WORK INSTRUCTIONS -
Repeat everything from the first line of the listing below through the line that contains "import matplotlib.pyplot as plt", exactly. Leave out pictures.

DATASET CONTENT -
▼

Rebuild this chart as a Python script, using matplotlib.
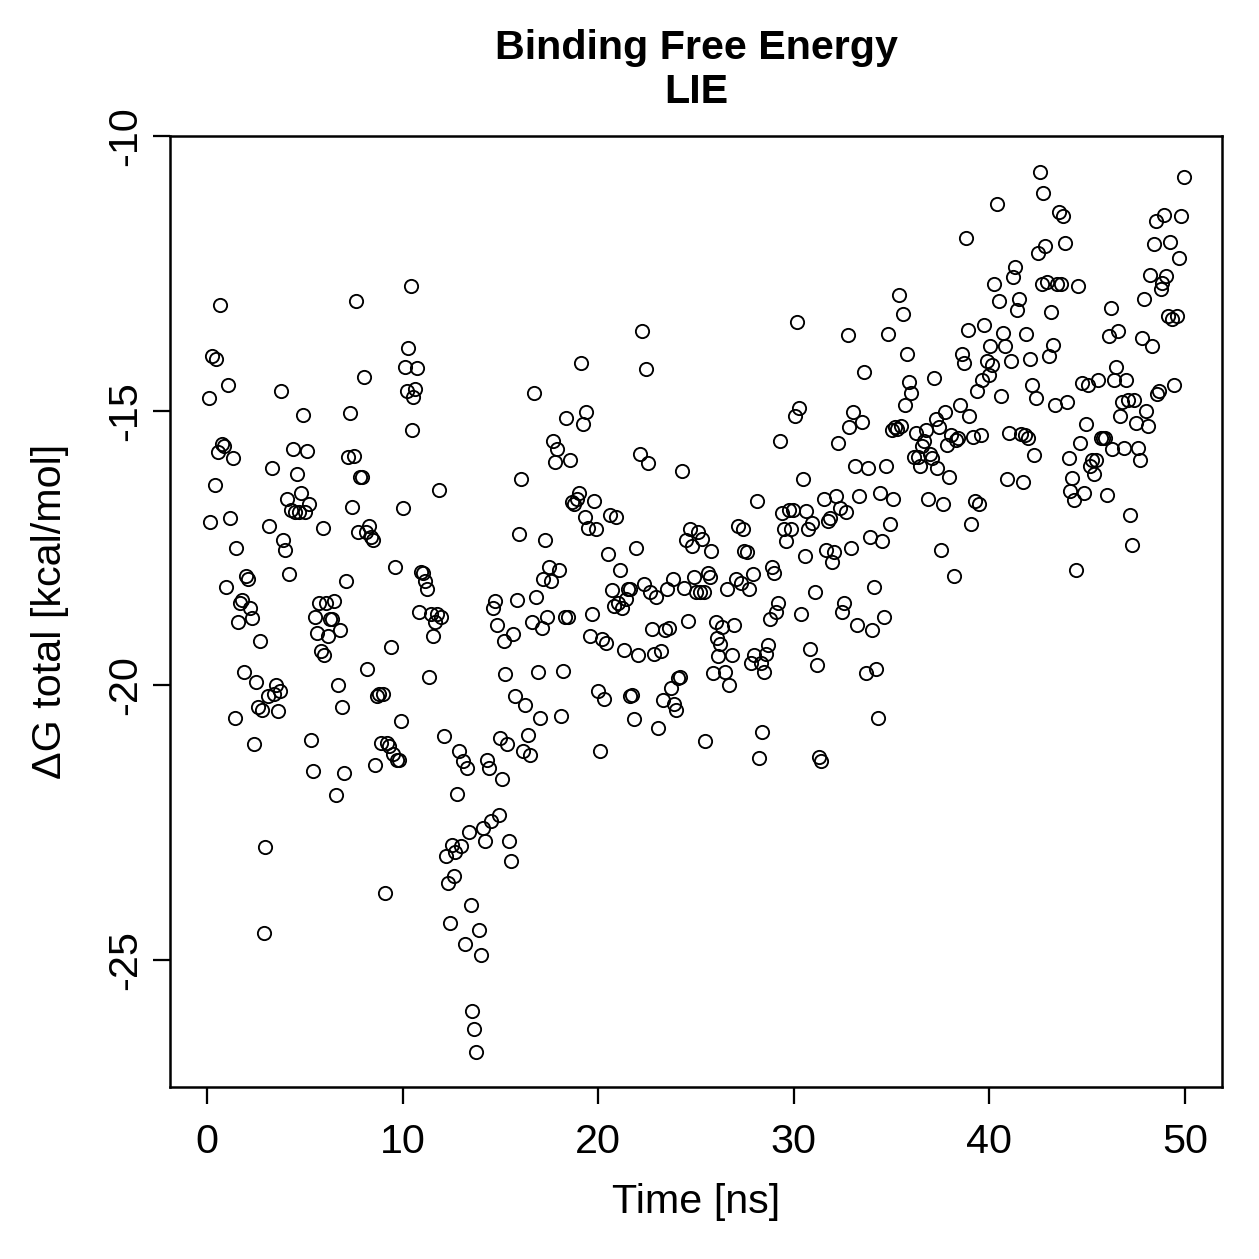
import matplotlib
matplotlib.use("Agg")
import matplotlib.pyplot as plt

time_ns = [
    0.1, 0.15, 0.25, 0.4, 0.45, 0.55, 0.65, 0.75, 0.85, 0.95, 1.05, 1.15, 1.3, 1.4, 1.5, 1.6, 1.7, 1.8, 1.9, 2.0,
    2.1, 2.2, 2.3, 2.4, 2.5, 2.6, 2.7, 2.8, 2.9, 2.95, 3.1, 3.15, 3.3, 3.4, 3.5, 3.6, 3.7, 3.8, 3.9, 4.0,
    4.1, 4.2, 4.3, 4.4, 4.5, 4.6, 4.7, 4.8, 4.9, 5.0, 5.1, 5.2, 5.3, 5.4, 5.5, 5.6, 5.7, 5.8, 5.9, 6.0,
    6.1, 6.2, 6.3, 6.4, 6.5, 6.6, 6.7, 6.8, 6.9, 7.0, 7.1, 7.2, 7.3, 7.4, 7.5, 7.6, 7.7, 7.8, 7.9, 8.0,
    8.1, 8.2, 8.3, 8.4, 8.5, 8.6, 8.7, 8.8, 8.9, 9.0, 9.1, 9.2, 9.3, 9.4, 9.5, 9.6, 9.7, 9.8, 9.9, 10.0,
    10.1, 10.2, 10.25, 10.4, 10.5, 10.55, 10.65, 10.75, 10.85, 10.95, 11.05, 11.15, 11.25, 11.35, 11.45, 11.55, 11.65, 11.75, 11.85, 11.95,
    12.1, 12.2, 12.3, 12.4, 12.5, 12.6, 12.7, 12.8, 12.9, 13.0, 13.1, 13.2, 13.3, 13.4, 13.5, 13.55, 13.65, 13.75, 13.9, 14.0,
    14.1, 14.2, 14.3, 14.4, 14.5, 14.6, 14.7, 14.8, 14.9, 15.0, 15.1, 15.2, 15.25, 15.35, 15.45, 15.55, 15.65, 15.75, 15.85, 15.95,
    16.05, 16.15, 16.25, 16.4, 16.5, 16.6, 16.7, 16.8, 16.9, 17.0, 17.1, 17.2, 17.3, 17.4, 17.5, 17.6, 17.7, 17.8, 17.9, 18.0,
    18.1, 18.2, 18.3, 18.35, 18.45, 18.55, 18.65, 18.75, 18.9, 19.0, 19.1, 19.2, 19.3, 19.4, 19.5, 19.6, 19.7, 19.8, 19.9, 20.0,
    20.1, 20.2, 20.3, 20.4, 20.5, 20.6, 20.7, 20.8, 20.9, 21.0, 21.1, 21.2, 21.3, 21.4, 21.5, 21.6, 21.65, 21.75, 21.85, 21.95,
    22.05, 22.15, 22.25, 22.35, 22.45, 22.55, 22.65, 22.75, 22.85, 22.95, 23.05, 23.2, 23.3, 23.4, 23.5, 23.6, 23.7, 23.8, 23.9, 24.0,
    24.1, 24.2, 24.3, 24.4, 24.5, 24.6, 24.7, 24.8, 24.9, 25.0, 25.1, 25.2, 25.3, 25.4, 25.45, 25.6, 25.7, 25.75, 25.85, 26.0,
    26.05, 26.15, 26.25, 26.35, 26.5, 26.6, 26.7, 26.85, 26.95, 27.05, 27.15, 27.3, 27.4, 27.45, 27.6, 27.7, 27.8, 27.9, 27.95, 28.1,
    28.2, 28.3, 28.4, 28.5, 28.6, 28.7, 28.8, 28.9, 29.0, 29.1, 29.2, 29.3, 29.4, 29.5, 29.6, 29.75, 29.85, 29.95, 30.05, 30.15,
    30.25, 30.35, 30.45, 30.55, 30.65, 30.75, 30.85, 30.95, 31.1, 31.2, 31.3, 31.4, 31.55, 31.65, 31.75, 31.85, 31.95, 32.05, 32.15, 32.25,
    32.35, 32.45, 32.55, 32.65, 32.75, 32.85, 32.95, 33.05, 33.15, 33.25, 33.35, 33.5, 33.6, 33.7, 33.8, 33.9, 34.0, 34.1, 34.2, 34.3,
    34.4, 34.5, 34.6, 34.7, 34.8, 34.9, 35.0, 35.1, 35.2, 35.3, 35.4, 35.5, 35.6, 35.7, 35.8, 35.9, 36.0, 36.15, 36.25, 36.35,
    36.45, 36.55, 36.65, 36.75, 36.85, 36.95, 37.05, 37.15, 37.25, 37.35, 37.45, 37.55, 37.65, 37.75, 37.85, 37.95, 38.05, 38.2, 38.3, 38.4,
    38.5, 38.6, 38.7, 38.8, 38.9, 38.95, 39.05, 39.15, 39.25, 39.35, 39.45, 39.55, 39.65, 39.75, 39.9, 40.0, 40.05, 40.15, 40.25, 40.4,
    40.5, 40.6, 40.7, 40.8, 40.9, 41.0, 41.1, 41.2, 41.3, 41.4, 41.5, 41.6, 41.7, 41.8, 41.9, 42.0, 42.1, 42.2, 42.3, 42.4,
    42.5, 42.6, 42.7, 42.75, 42.85, 42.95, 43.05, 43.15, 43.25, 43.35, 43.45, 43.55, 43.65, 43.75, 43.85, 43.95, 44.05, 44.15, 44.25, 44.35,
    44.45, 44.55, 44.65, 44.75, 44.85, 44.95, 45.05, 45.15, 45.25, 45.35, 45.45, 45.55, 45.7, 45.8, 45.9, 46.0, 46.1, 46.2, 46.3, 46.4,
    46.5, 46.6, 46.7, 46.8, 46.9, 47.0, 47.1, 47.2, 47.3, 47.4, 47.5, 47.6, 47.7, 47.8, 47.9, 48.0, 48.1, 48.2, 48.3, 48.4,
    48.5, 48.6, 48.7, 48.8, 48.85, 48.95, 49.05, 49.15, 49.25, 49.35, 49.45, 49.6, 49.7, 49.8, 49.95,
]

dg_total = [
    -14.76, -17.02, -14.0, -16.35, -14.05, -15.75, -13.07, -15.6, -15.65, -18.2, -14.53, -16.95, -15.87, -20.6, -17.5, -18.84, -18.5, -18.45, -19.75, -18.0,
    -18.07, -18.6, -18.78, -21.07, -19.93, -20.4, -19.2, -20.44, -24.5, -22.95, -20.2, -17.1, -16.05, -20.16, -20.0, -20.47, -20.1, -14.64, -17.35, -17.53,
    -16.6, -17.98, -16.8, -15.7, -16.85, -16.15, -16.85, -16.5, -15.07, -16.85, -15.73, -16.7, -21.0, -21.55, -18.75, -19.05, -18.5, -19.37, -17.13, -19.45,
    -18.5, -19.1, -18.8, -18.8, -18.47, -22.0, -20.0, -19.0, -20.4, -21.6, -18.1, -15.84, -15.05, -16.75, -15.82, -13.0, -17.2, -16.2, -16.2, -14.38,
    -17.2, -19.7, -17.1, -17.3, -17.36, -21.45, -20.2, -20.15, -21.05, -20.15, -23.78, -21.05, -21.1, -19.3, -21.25, -17.85, -21.35, -21.35, -20.65, -16.78,
    -14.2, -14.65, -13.85, -12.73, -15.36, -14.75, -14.6, -14.22, -18.67, -17.93, -17.95, -18.1, -18.24, -19.84, -18.7, -19.1, -18.84, -18.7, -16.45, -18.75,
    -20.93, -23.1, -23.6, -24.33, -22.9, -23.47, -23.04, -21.98, -21.2, -22.93, -21.38, -24.7, -21.5, -22.67, -24.0, -25.93, -26.25, -26.67, -24.45, -24.9,
    -22.6, -22.84, -21.35, -21.5, -22.47, -18.6, -18.47, -18.9, -22.35, -20.95, -21.7, -19.2, -19.8, -21.07, -22.84, -23.2, -19.07, -20.2, -18.45, -17.25,
    -16.25, -21.2, -20.35, -20.9, -21.27, -18.85, -14.67, -18.4, -19.75, -20.6, -18.95, -18.07, -17.36, -18.75, -17.85, -18.1, -15.56, -15.93, -15.7, -17.9,
    -20.55, -19.73, -18.75, -15.13, -18.75, -15.9, -16.67, -16.7, -16.6, -16.5, -14.13, -15.25, -16.93, -15.02, -17.13, -19.1, -18.7, -16.65, -17.15, -20.1,
    -21.2, -19.16, -20.25, -19.22, -17.6, -16.9, -18.27, -18.56, -16.93, -18.5, -17.9, -18.6, -19.36, -18.42, -18.25, -20.2, -18.25, -20.18, -20.62, -17.5,
    -19.45, -15.78, -13.55, -18.15, -14.24, -15.96, -18.3, -18.98, -19.42, -18.4, -20.78, -19.38, -20.27, -19.0, -18.25, -18.95, -20.04, -18.07, -20.33, -20.44,
    -19.87, -19.85, -16.1, -18.22, -17.35, -18.82, -17.16, -17.47, -18.02, -18.3, -17.2, -18.3, -17.33, -18.3, -21.02, -17.95, -18.02, -17.55, -19.78, -18.84,
    -19.13, -19.47, -19.24, -18.93, -19.75, -18.25, -20.0, -19.45, -18.9, -18.07, -17.1, -18.13, -17.16, -17.55, -17.58, -18.24, -19.6, -17.98, -19.45, -16.65,
    -21.33, -19.6, -20.84, -19.76, -19.42, -19.26, -18.8, -17.84, -17.95, -18.67, -18.5, -15.56, -16.87, -17.16, -17.38, -16.8, -17.16, -16.8, -15.1, -13.38,
    -14.95, -18.7, -16.24, -17.64, -16.82, -17.16, -19.33, -17.05, -18.3, -19.62, -21.3, -21.38, -16.6, -17.53, -17.0, -16.96, -17.76, -17.58, -16.55, -15.58,
    -16.78, -18.67, -18.5, -16.85, -13.62, -15.3, -17.5, -15.02, -16.0, -18.9, -16.55, -15.2, -14.3, -19.78, -16.05, -17.3, -19.0, -18.2, -19.7, -20.6,
    -16.5, -17.38, -18.75, -16.0, -13.6, -17.07, -15.36, -16.6, -15.3, -15.33, -12.9, -15.27, -13.24, -14.9, -13.96, -14.47, -14.67, -15.84, -15.4, -15.85,
    -16.0, -15.65, -15.55, -15.36, -16.6, -15.78, -15.87, -14.4, -15.16, -16.05, -15.3, -17.53, -16.7, -15.02, -15.62, -16.2, -15.44, -18.0, -15.53, -15.5,
    -14.9, -13.96, -14.13, -11.85, -13.53, -15.1, -17.07, -15.47, -16.64, -14.64, -16.7, -15.44, -14.45, -13.44, -14.1, -14.35, -13.82, -14.16, -12.7, -11.24,
    -13.0, -14.73, -13.58, -13.82, -16.25, -15.4, -14.1, -12.56, -12.38, -13.16, -12.96, -15.42, -16.3, -15.45, -13.6, -15.5, -14.05, -14.53, -15.8, -14.76,
    -12.13, -10.65, -12.7, -11.03, -12.0, -12.65, -14.0, -13.2, -13.8, -14.9, -12.7, -11.38, -12.7, -11.45, -11.95, -14.84, -15.87, -16.47, -16.22, -16.62,
    -17.9, -12.73, -15.58, -14.5, -16.5, -15.24, -14.53, -16.0, -15.9, -16.15, -15.9, -14.45, -15.5, -15.5, -15.5, -16.53, -13.64, -13.13, -15.7, -14.44,
    -14.2, -13.55, -15.1, -14.85, -15.67, -14.45, -14.8, -16.9, -17.45, -14.8, -15.22, -15.67, -15.9, -13.67, -12.96, -15.0, -15.27, -12.53, -13.82, -11.96,
    -11.55, -14.7, -14.64, -12.78, -12.67, -11.44, -12.55, -13.27, -11.93, -13.33, -14.53, -13.27, -12.22, -11.45, -10.75,
]

x_ticks = [0, 10, 20, 30, 40, 50]
y_ticks = [-25, -20, -15, -10]
title_text = "Binding Free Energy\nLIE"
x_label = "Time [ns]"
y_label = "\u0394G total [kcal/mol]"

plt.rcParams['font.family'] = ['Liberation Sans', 'DejaVu Sans']

W = 1259
dpi = 180
fig = plt.figure(figsize=(W / dpi, W / dpi), dpi=dpi)
ax = fig.add_axes([170 / W, 1 - 1087 / W, (1222 - 170) / W, (1087 - 136) / W])

ax.plot(time_ns, dg_total, linestyle='none', marker='o', markersize=5.3,
        markerfacecolor='none', markeredgecolor='black', markeredgewidth=0.75)

ax.set_xlim(-1.9, 51.9)
ax.set_ylim(-27.31, -10.0)
ax.set_xticks(x_ticks)
ax.set_yticks(y_ticks)
ax.set_yticklabels([str(v) for v in y_ticks], rotation=90, va='center')
ax.tick_params(axis='both', length=6.8, width=0.9, labelsize=16.5, direction='out')
ax.tick_params(axis='x', pad=7.5)
ax.tick_params(axis='y', pad=3.5)
for s in ax.spines.values():
    s.set_linewidth(1.0)

ax.set_xlabel(x_label, fontsize=16.5, labelpad=9)
ax.set_ylabel(y_label, fontsize=16.5, labelpad=15)

fig.text(696 / W, 1 - 70 / W, title_text, ha='center', va='center',
         fontsize=16.5, fontweight='bold', linespacing=1.2)

fig.savefig("out.png", dpi=dpi)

▲

RESPONSE TO THIS TASK -
Rebuild this chart as a Python script, using matplotlib.
import matplotlib
matplotlib.use("Agg")
import matplotlib.pyplot as plt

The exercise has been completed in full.